Considering the complexity of The Beatles‘ Sgt. Pepper’s Lonely Hearts Club Band, it makes sense that Paul McCartney has some difficulty singing one of its songs. He said he was instrumental in writing the song. John Lennon might have told a different story.

1 ‘Sgt. Pepper’ song is a vocal challenge for Paul McCartney
During a 2017 interview with Rolling Stone, the “Silly Love Songs” star discussed performing a Sgt. Pepper song live. “I also like doing ‘For the Benefit of Mr. Kite!’ [sic] that’s nice to do,” he said. “With ‘Mr. Kite,’ the thing about it is, it’s quite challenging cause the bass part goes somewhere that the vocal doesn’t go. So it’s like you’ve got to split your body in half and send one half to do the vocal and send the other half to do the bass part. That’s good to do; it’s quite hard to do.”

“Being for the Benefit of Mr. Kite!” is one of the most unusual songs on Sgt. Pepper. It was probably the only attempt to make a pop song inspired by circus music until Melanie Martinez released her album Cry Baby. The track combines the spectacular nature of a carnival with the eerie mystery of psychedelia.

How a poster inspired ‘Sgt. Pepper’
Paul wanted to set the record straight about “Being for the Benefit of Mr. Kite!” “Well, the great thing is, everyone says, ‘John Lennon wrote the lyrics,’” he said. “John and I wrote the lyrics.” The tune is credited to the Lennon-McCartney songwriting partnership. However, plenty of songs that were only written by John or Paul were credited to both of them.

The “Band on the Run” singer recalled his version of the events that led to the song’s creation. “I went ’round to John’s house — and I don’t feel like I’m getting paranoid defending my corner, but the actual fact is we sat in his room and said, ‘OK, what are we gonna write?’” Paul remembered. “He said, ‘You seen this poster?’ So we pulled most of the words directly off the poster, and then we filled in. But we did it together.” Paul likes singing the song live as a way of claiming it as his own.

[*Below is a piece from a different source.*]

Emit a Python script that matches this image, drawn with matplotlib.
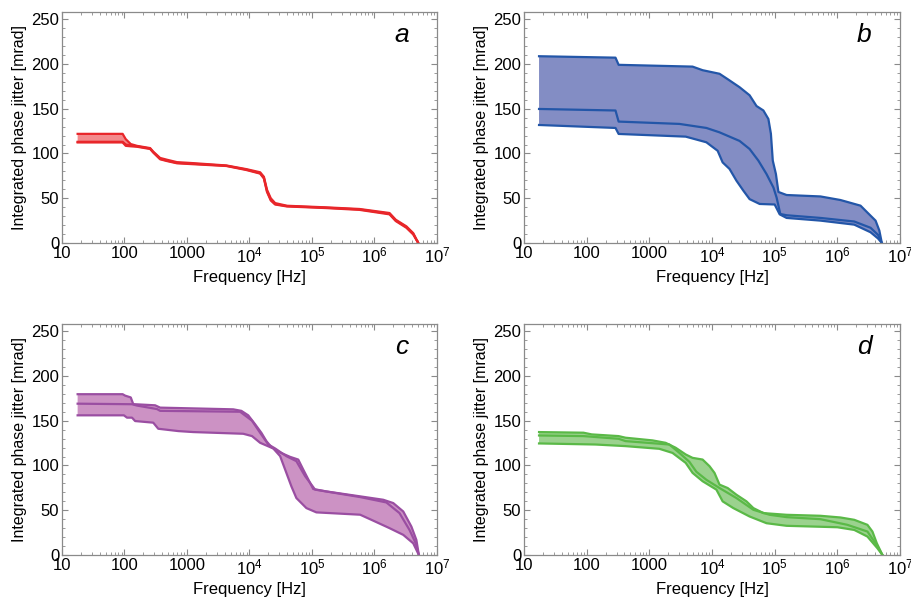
import numpy as np
import matplotlib
matplotlib.use("Agg")
import matplotlib.pyplot as plt
from matplotlib.ticker import FixedLocator, MultipleLocator, LogLocator, NullFormatter

plt.rcParams['font.family'] = ['Liberation Sans', 'DejaVu Sans']
plt.rcParams['mathtext.fontset'] = 'custom'
plt.rcParams['mathtext.rm'] = 'Liberation Sans'
plt.rcParams['mathtext.it'] = 'Liberation Sans:italic'

# ---- data (log10 of frequency in Hz, integrated jitter in mrad) ----
a_up_logf = [1.25, 1.97, 2.02, 2.10, 2.20, 2.41, 2.46, 2.57, 2.68, 2.84, 3.10, 3.63, 3.95, 4.17, 4.23, 4.28, 4.34, 4.41, 4.60, 5.23, 5.76, 6.24, 6.34, 6.51, 6.62, 6.70]
a_up = [121.9, 121.9, 116, 110.5, 108.5, 106, 102, 95, 93, 90.3, 89.2, 86.6, 82.5, 79, 74, 59.5, 50, 44.6, 41.6, 39.8, 38, 33.5, 26, 18.6, 11, 0]
a_mid_logf = a_up_logf
a_mid = [113, 113, 110, 109, 108, 105.5, 101.5, 94, 92, 89.5, 88.5, 86.3, 82, 78, 73, 58, 48.5, 43.5, 41.2, 39.4, 37.5, 32.7, 25.2, 17.8, 10.2, 0]
a_lo_logf = a_up_logf
a_lo = [112.3, 112.3, 108.5, 108, 107.5, 105, 101, 93.5, 91.5, 89, 88, 86, 81.5, 77.5, 72, 57, 47.5, 43, 40.8, 39, 37, 32, 24.5, 17, 9.5, 0]

b_up_logf = [1.24, 2.46, 2.51, 3.69, 3.85, 4.12, 4.25, 4.44, 4.60, 4.71, 4.82, 4.90, 4.94, 4.97, 5.02, 5.06, 5.19, 5.73, 6.05, 6.37, 6.48, 6.61, 6.67, 6.71]
b_up = [208.6, 207, 199, 197, 193, 189, 183, 174, 165, 153, 148, 138.5, 122, 92, 77, 57, 53.6, 52, 48, 41.7, 34, 25, 14, 0]
b_mid_logf = [1.24, 2.46, 2.51, 3.48, 3.91, 4.12, 4.44, 4.60, 4.74, 4.87, 4.98, 5.03, 5.09, 5.19, 5.73, 6.27, 6.53, 6.65, 6.71]
b_mid = [149.7, 148, 135.6, 133, 128.5, 123.6, 114, 105, 92, 77, 62, 51, 32.4, 31, 28, 24, 17, 9, 0]
b_lo_logf = [1.24, 2.46, 2.51, 3.58, 3.91, 4.09, 4.17, 4.28, 4.39, 4.50, 4.60, 4.76, 5.00, 5.08, 5.19, 5.73, 6.27, 6.53, 6.65, 6.71]
b_lo = [131.8, 128.5, 121.8, 118.8, 112.5, 103, 90, 82.7, 69.6, 58.5, 49, 43.6, 43, 32, 28, 25, 20.5, 12, 5, 0]

c_up_logf = [1.25, 1.97, 2.01, 2.10, 2.14, 2.49, 2.57, 3.74, 3.87, 3.98, 4.09, 4.19, 4.27, 4.35, 4.48, 4.65, 4.78, 4.86, 5.02, 5.23, 5.77, 6.14, 6.30, 6.46, 6.59, 6.67, 6.71]
c_up = [179.6, 179.6, 178, 176, 168.5, 167.2, 164.6, 162.7, 161, 156, 146, 136.5, 127.2, 120.5, 114.8, 109.6, 106.6, 95.4, 73.7, 71, 65.5, 61.7, 58, 48.6, 31.8, 16.8, 0]
c_mid_logf = [1.25, 2.12, 2.20, 2.52, 2.57, 3.85, 4.04, 4.17, 4.30, 4.41, 4.59, 4.75, 4.89, 5.05, 5.77, 6.19, 6.40, 6.56, 6.66, 6.71]
c_mid = [169, 168.4, 166.9, 163, 161, 160, 150, 136.5, 123.5, 119, 110.4, 104.8, 88, 73, 64.7, 58.7, 46.8, 28, 13, 0]
c_lo_logf = [1.25, 1.99, 2.04, 2.12, 2.17, 2.46, 2.54, 2.86, 3.10, 3.90, 4.04, 4.17, 4.38, 4.49, 4.59, 4.67, 4.75, 4.91, 5.07, 5.77, 5.95, 6.24, 6.46, 6.62, 6.71]
c_lo = [156, 156, 153.4, 153.4, 149.6, 147.8, 141, 138.4, 137.3, 135.4, 132.8, 125.3, 119, 110.4, 91.7, 76.7, 63.6, 52.4, 47.6, 45, 39.3, 30, 22.5, 13, 0]

d_up_logf = [1.24, 1.95, 2.08, 2.51, 2.62, 3.05, 3.26, 3.42, 3.58, 3.69, 3.85, 3.96, 4.04, 4.12, 4.25, 4.39, 4.55, 4.66, 4.82, 5.19, 5.73, 6.05, 6.27, 6.48, 6.56, 6.63, 6.72]
d_up = [137.3, 136.6, 134.7, 132.8, 131, 128, 125.3, 119.8, 112.3, 108.5, 106.6, 99.2, 91.7, 78.6, 74.8, 67.3, 59.9, 52.4, 46.8, 44.9, 43.8, 41.9, 39.3, 33.7, 26.2, 13.1, 0]
d_mid_logf = [1.24, 1.95, 2.51, 2.62, 3.32, 3.48, 3.64, 3.75, 3.91, 4.12, 4.39, 4.66, 4.92, 5.19, 5.73, 6.16, 6.48, 6.61, 6.72]
d_mid = [133.5, 132.8, 129.8, 127.2, 123.4, 114, 104, 93, 84, 74.8, 63.6, 50.5, 44.9, 42.3, 40, 33.7, 26.2, 13.1, 0]
d_lo_logf = [1.24, 2.14, 2.62, 3.16, 3.37, 3.58, 3.69, 3.85, 4.07, 4.17, 4.34, 4.60, 4.87, 5.19, 6.0, 6.27, 6.48, 6.64, 6.72]
d_lo = [124.6, 123.4, 121.6, 118.6, 114, 102.9, 91.7, 82.4, 73, 59.9, 52.4, 43, 35.5, 32.6, 31, 28, 20.6, 7.5, 0]

panel_letters = ['a', 'b', 'c', 'd']
line_colors = ['#e8262a', '#2356a8', '#9a4ea2', '#5ab947']
fill_colors = ['#f38a8c', '#838dc4', '#cc92c4', '#9bd28e']
xtick_labels = ['10', '100', '1000', r'$\mathregular{10^4}$', r'$\mathregular{10^5}$',
                r'$\mathregular{10^6}$', r'$\mathregular{10^7}$']
ytick_values = [0, 50, 100, 150, 200, 250]

panels = [
    (a_up_logf, a_up, a_mid_logf, a_mid, a_lo_logf, a_lo),
    (b_up_logf, b_up, b_mid_logf, b_mid, b_lo_logf, b_lo),
    (c_up_logf, c_up, c_mid_logf, c_mid, c_lo_logf, c_lo),
    (d_up_logf, d_up, d_mid_logf, d_mid, d_lo_logf, d_lo),
]

fig = plt.figure(figsize=(9.12, 6.0), dpi=100)
W, H = 912.0, 600.0
boxes = [(62, 12, 437, 243), (524, 12, 900, 243), (62, 324, 437, 555), (524, 324, 900, 555)]

frame_col = '#8a8a8a'
for i, (box, data) in enumerate(zip(boxes, panels)):
    x0, y0, x1, y1 = box
    ax = fig.add_axes([x0 / W, 1 - y1 / H, (x1 - x0) / W, (y1 - y0) / H])
    ul, u, ml, m, ll, l = data
    fu = 10 ** np.array(ul)
    fm = 10 ** np.array(ml)
    fl = 10 ** np.array(ll)
    px = np.concatenate([fu, fl[::-1]])
    py = np.concatenate([np.array(u), np.array(l)[::-1]])
    ax.fill(px, py, color=fill_colors[i], lw=0, zorder=1)
    for fx, yy in ((fu, u), (fm, m), (fl, l)):
        ax.plot(fx, yy, color=line_colors[i], lw=1.6, zorder=2, solid_joinstyle='round')
    ax.set_xscale('log')
    ax.set_xlim(10, 1e7)
    ax.set_ylim(0, 258)
    ax.xaxis.set_major_locator(FixedLocator([10 ** k for k in range(1, 8)]))
    ax.set_xticklabels(xtick_labels)
    ax.xaxis.set_minor_locator(LogLocator(base=10, subs=np.arange(2, 10), numticks=20))
    ax.xaxis.set_minor_formatter(NullFormatter())
    ax.yaxis.set_major_locator(FixedLocator(ytick_values))
    ax.yaxis.set_minor_locator(MultipleLocator(10))
    ax.tick_params(which='both', direction='in', top=True, right=True, color=frame_col,
                   labelsize=12, pad=2)
    ax.tick_params(which='major', length=4.5, width=0.8)
    ax.tick_params(which='minor', length=2.2, width=0.6)
    for sp in ax.spines.values():
        sp.set_color(frame_col)
        sp.set_linewidth(0.9)
    ax.set_xlabel('Frequency [Hz]', fontsize=12, labelpad=3)
    ax.set_ylabel('Integrated phase jitter [mrad]', fontsize=11.5, labelpad=3)
    ax.text(0.905, 0.90, panel_letters[i], transform=ax.transAxes, fontsize=19,
            fontstyle='italic', ha='center', va='center')

fig.savefig('out.png', dpi=100)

John Lennon didn’t give Paul McCartney any credit for the song
The book All We Are Saying: The Last Major Interview with John Lennon and Yoko Ono features an interview from 1980. In it, John discussed the origin of “Being for the Benefit of Mr. Kite!” The “Imagine” singer said he bought a Victorian circus poster at a junk store that provided the impetus for the song. He had positive memories of the song, calling it “a pure watercolor.” Despite Paul’s protestations, John didn’t mention writing the song with help from anyone else.

John noted that “Henry the Horse,” a character in the song, had been interpreted as a metaphor for heroin. John said he had never seen heroin when he wrote the track. This controversy was part of a trend in the music of the 1960s. Fans interpreted plenty of avant-garde songs from that decade, such as Donovan’s “Mellow Yellow,” Peter, Paul and Mary’s “Puff, the Magic Dragon,” and even The Beatles’ “Yellow Submarine” as being about drugs even when that does not seem to have been the artists’ intent.

“Being for the Benefit of Mr. Kite!” is a great tune even if Paul has difficulty singing it!